Text embedding (beta)

The Text embedding block is used to turn a text into a vector of real numbers. The name comes from the fact that this process creates an embedding space for the text.

The Text embedding block is closely connected with text encoding in the Datasets view. They are part of the same workflow when you want to do sentimental analysis.

A Text embedding block can only be used immediately after an ​​Input​​ block, where a text encoded feature must be selected. Make sure that the Language model you select match the Language model selected when setting text encoding.

Use text embedding block for sentiment analysis

Use the text embedding block when you do sentimental analysis, that is, the emotional state of a text. We define sentiment analysis as the same thing as text classification.

Example: Find out if a tweet is positive or negative or predict ratings a review renders.

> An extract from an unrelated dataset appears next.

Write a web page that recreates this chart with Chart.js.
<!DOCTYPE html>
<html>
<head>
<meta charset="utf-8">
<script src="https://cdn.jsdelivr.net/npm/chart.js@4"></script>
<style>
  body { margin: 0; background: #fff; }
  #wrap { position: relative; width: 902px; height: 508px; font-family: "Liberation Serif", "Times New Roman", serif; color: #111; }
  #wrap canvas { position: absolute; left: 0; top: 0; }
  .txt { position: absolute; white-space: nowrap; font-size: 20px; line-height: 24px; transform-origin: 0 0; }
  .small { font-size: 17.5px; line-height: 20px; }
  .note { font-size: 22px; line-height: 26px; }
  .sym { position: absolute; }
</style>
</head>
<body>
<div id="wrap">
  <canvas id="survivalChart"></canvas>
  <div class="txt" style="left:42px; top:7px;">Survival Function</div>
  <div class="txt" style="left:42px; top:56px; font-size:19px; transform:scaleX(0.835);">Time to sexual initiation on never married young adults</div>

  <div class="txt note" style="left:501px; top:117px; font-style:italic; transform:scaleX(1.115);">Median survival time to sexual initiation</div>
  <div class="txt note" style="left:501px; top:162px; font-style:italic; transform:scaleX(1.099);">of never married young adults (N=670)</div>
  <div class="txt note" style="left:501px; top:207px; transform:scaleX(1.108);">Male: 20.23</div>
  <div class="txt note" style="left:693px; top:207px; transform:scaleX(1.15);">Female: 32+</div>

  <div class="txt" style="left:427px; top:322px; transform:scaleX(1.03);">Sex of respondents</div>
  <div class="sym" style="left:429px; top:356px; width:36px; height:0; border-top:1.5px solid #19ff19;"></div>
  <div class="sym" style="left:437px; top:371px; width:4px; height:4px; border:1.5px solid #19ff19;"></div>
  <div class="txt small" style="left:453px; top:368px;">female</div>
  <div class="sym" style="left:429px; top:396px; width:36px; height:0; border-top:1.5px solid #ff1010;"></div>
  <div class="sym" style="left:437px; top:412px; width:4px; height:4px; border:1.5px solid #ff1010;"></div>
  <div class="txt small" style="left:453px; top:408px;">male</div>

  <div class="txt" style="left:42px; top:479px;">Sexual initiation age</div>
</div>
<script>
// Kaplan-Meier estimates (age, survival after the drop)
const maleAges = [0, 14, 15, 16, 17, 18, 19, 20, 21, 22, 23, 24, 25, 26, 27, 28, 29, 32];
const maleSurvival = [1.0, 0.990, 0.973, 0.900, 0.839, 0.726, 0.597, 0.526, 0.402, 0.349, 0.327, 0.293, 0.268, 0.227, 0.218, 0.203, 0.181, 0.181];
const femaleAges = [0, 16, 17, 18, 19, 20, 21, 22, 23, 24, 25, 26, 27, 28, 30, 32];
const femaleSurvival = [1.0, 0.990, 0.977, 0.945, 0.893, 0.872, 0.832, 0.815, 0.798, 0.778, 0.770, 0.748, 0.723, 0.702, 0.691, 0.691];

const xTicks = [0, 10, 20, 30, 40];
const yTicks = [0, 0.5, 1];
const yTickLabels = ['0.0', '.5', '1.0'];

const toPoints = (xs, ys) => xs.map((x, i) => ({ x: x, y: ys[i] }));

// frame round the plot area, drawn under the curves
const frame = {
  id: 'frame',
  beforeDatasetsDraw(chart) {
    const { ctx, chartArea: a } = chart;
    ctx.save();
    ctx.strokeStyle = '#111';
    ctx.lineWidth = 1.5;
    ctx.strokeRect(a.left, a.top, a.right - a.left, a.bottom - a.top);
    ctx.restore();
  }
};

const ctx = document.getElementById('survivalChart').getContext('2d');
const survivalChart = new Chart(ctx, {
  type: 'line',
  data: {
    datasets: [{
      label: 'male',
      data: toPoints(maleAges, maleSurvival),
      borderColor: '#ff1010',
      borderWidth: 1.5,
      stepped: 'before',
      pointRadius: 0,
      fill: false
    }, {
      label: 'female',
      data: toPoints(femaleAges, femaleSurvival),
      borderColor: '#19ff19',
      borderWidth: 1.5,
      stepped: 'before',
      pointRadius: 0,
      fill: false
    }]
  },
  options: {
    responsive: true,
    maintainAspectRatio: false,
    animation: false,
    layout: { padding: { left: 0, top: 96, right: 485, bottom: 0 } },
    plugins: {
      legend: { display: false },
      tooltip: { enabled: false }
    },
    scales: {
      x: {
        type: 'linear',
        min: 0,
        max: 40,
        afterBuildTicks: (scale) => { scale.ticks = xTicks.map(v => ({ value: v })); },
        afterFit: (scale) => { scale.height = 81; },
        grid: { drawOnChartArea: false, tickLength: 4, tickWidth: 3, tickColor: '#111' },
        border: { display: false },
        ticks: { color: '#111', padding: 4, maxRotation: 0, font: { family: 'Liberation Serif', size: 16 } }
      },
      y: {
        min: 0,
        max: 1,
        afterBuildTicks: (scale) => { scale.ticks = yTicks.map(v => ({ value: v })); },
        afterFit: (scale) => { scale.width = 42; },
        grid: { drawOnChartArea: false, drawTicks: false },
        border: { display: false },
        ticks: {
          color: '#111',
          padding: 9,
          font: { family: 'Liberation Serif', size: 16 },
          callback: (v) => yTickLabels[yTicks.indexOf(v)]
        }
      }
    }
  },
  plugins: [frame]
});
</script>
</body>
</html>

How does text embedding work

Text encoding transform text into tokens. This process breaks a stream of text up into words using the selected Language model.

Example: The sentence "I like jazz" is transformed to the tokens "I", "like", and "jazz".

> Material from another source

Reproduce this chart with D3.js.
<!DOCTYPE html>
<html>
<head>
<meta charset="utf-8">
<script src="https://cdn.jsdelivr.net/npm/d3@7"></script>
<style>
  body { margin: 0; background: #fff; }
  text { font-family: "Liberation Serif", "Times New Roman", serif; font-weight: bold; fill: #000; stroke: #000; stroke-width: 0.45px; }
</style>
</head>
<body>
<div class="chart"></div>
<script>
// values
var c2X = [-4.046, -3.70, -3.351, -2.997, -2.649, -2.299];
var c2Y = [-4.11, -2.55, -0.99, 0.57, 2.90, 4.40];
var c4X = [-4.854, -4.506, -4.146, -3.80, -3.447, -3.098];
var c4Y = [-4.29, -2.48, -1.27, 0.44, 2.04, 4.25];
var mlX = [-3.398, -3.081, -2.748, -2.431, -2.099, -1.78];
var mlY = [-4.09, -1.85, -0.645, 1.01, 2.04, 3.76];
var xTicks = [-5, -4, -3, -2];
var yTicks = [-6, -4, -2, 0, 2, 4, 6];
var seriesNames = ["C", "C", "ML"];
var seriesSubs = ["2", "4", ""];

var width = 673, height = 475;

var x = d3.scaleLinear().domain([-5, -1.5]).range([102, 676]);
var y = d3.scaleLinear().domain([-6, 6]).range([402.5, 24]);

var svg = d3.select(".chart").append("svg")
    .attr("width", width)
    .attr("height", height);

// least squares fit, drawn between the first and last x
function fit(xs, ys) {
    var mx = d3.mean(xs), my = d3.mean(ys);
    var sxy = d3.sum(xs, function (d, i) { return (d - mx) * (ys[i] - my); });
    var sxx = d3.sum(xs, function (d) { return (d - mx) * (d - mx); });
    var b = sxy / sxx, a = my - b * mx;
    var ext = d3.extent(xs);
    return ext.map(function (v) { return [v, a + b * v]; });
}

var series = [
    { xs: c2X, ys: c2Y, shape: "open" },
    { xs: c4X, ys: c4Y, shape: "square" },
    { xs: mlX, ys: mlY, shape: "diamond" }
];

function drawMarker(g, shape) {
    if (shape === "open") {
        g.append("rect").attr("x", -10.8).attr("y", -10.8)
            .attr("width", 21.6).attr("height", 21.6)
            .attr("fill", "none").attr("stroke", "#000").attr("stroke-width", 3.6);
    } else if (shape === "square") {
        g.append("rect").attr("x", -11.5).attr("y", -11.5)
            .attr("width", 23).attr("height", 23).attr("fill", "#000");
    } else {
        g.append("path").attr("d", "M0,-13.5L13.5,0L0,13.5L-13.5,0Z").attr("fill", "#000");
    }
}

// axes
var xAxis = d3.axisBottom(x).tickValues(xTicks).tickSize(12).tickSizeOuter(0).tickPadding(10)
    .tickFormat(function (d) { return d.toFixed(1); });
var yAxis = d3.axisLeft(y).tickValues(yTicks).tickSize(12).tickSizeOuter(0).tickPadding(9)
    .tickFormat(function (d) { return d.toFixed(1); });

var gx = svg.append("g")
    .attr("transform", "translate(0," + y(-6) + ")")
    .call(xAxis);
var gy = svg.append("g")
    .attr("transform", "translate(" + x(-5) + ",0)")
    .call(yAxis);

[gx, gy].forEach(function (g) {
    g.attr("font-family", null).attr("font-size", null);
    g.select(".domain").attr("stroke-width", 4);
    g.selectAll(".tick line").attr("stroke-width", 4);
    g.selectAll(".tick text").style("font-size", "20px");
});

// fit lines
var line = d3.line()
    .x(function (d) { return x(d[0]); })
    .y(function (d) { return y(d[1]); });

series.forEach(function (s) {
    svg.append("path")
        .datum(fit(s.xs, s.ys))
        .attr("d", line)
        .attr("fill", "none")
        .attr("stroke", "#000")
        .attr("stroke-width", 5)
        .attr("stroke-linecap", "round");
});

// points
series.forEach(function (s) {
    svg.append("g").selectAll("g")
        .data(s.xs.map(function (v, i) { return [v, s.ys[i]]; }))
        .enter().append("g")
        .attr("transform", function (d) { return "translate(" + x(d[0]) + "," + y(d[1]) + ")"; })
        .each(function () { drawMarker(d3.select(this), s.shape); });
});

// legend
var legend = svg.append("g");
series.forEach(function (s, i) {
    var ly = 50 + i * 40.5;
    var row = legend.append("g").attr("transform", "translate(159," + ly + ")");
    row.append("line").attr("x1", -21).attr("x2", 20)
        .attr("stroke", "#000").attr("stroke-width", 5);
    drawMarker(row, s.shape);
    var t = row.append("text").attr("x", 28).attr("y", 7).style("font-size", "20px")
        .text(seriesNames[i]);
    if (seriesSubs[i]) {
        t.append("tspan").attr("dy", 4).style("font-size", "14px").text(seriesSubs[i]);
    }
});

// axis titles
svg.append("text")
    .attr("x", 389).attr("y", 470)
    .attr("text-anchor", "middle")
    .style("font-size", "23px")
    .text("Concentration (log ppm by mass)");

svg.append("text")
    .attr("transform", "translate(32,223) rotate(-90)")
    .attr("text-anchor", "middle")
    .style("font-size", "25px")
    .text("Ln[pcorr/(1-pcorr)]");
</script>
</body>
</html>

When you select a feature that should be text encoded in the Datasets view, this feature will be tokenized based on the selected Language model. This means that the language model translates the raw text string to a sequence of tokens that represents that specific word.

Text tokenization

The tokenizer used by the Peltarion Platform simulates the europarl tokenizer. This means that:

  • Punctuation is tokenized. E.g. ‘.’ and ‘;’ are individual tokens that have their own embedding vectors.

  • Text is treated as case sensitive. E.g. The and the is not the same token.

  • When the sample text is less words than set sequence length, the tokenization vector is padded with index 0. Padding is done at the end of the token vector.

  • Out-of-vocabulary words (OOV) gets the index 1.

  • Numbers and special characters (like €, & etc) are also tokenized.

Example:

Tokenization of a text string
Figure 1. Each word gets a token. Note that ‘The’ and ‘the’ have different tokens and that ‘från’ doesn’t exist in English dictionary and therefore get token 1. There is padding in the end with 0’s since sequence length is set to 25.

Tokens to vectors (word embeddings)

In the Text embedding block, the tokens are transformed to vectors, called word embeddings, with numerical representation of the word´s semantic meaning. That is, the word embedding inherits the meaning of the word. Also, in a language one topic can be expressed in many ways. These synonyms will have similar word embeddings. These word embeddings capture hidden information about a language, like word analogies or semantic meaning.

Example: Words like king and queen mean things that are a bit similar, in this case that both words are mean that they are royal.

Word embedding PA1
Figure 2. The word embeddings for King shows that it means a royal male. The word embedding show that the word Boy means a young male that probably isn’t royal.

The vectors created by text encoding preserve these similarities, so words that regularly occur nearby in text will also be in close proximity in vector space. If two words or documents have a similar word embeddings, they are semantically similar.

Plot of word embeddings PA1
Figure 3. A plot of word embeddings if King, Queen, Male, Female and how they are related.

Transfer learning with prebuilt embeddings

If you select Prebuilt embedding as the Embedding type you can select the pretrained fastText embedding. This is a kind of transfer learning where you transfer fastText’s learnt embeddings to your model.

fastText
fastText is a library with word embeddings for many words in each language. Use fastText for efficient learning of word representations and sentence classification, the job with creating word embeddings have already been done, fastText has all the vectors for the words. When choosing fastText embeddings, we currently limit the word vectors dictionary size to top 50 000 most frequent tokens.

Parameters

Language model: A list of available language models. These are pretrained word word embeddings trained on Common Crawl and Wikipedia using fastText.
Make sure that the Language model you select match the Language model selected when setting encoding.

Embedding type: Randomly initialized is used if you want to train on your own data or Prebuilt embedding where you use word embeddings provided by, e.g., fastText.

Output dimension: Output dimension for pretrained fastText embeddings are 300. Default: 64
(Available if Randomly initialized is selected as Embedding type.)

Embedding: Pretrained embeddings. Default: fastText
(Available if Prebuilt embedding is selected as Embedding type.)

Trainable: Whether we want the training algorithm to change the value of the weights during training. The box can be checked or not checked.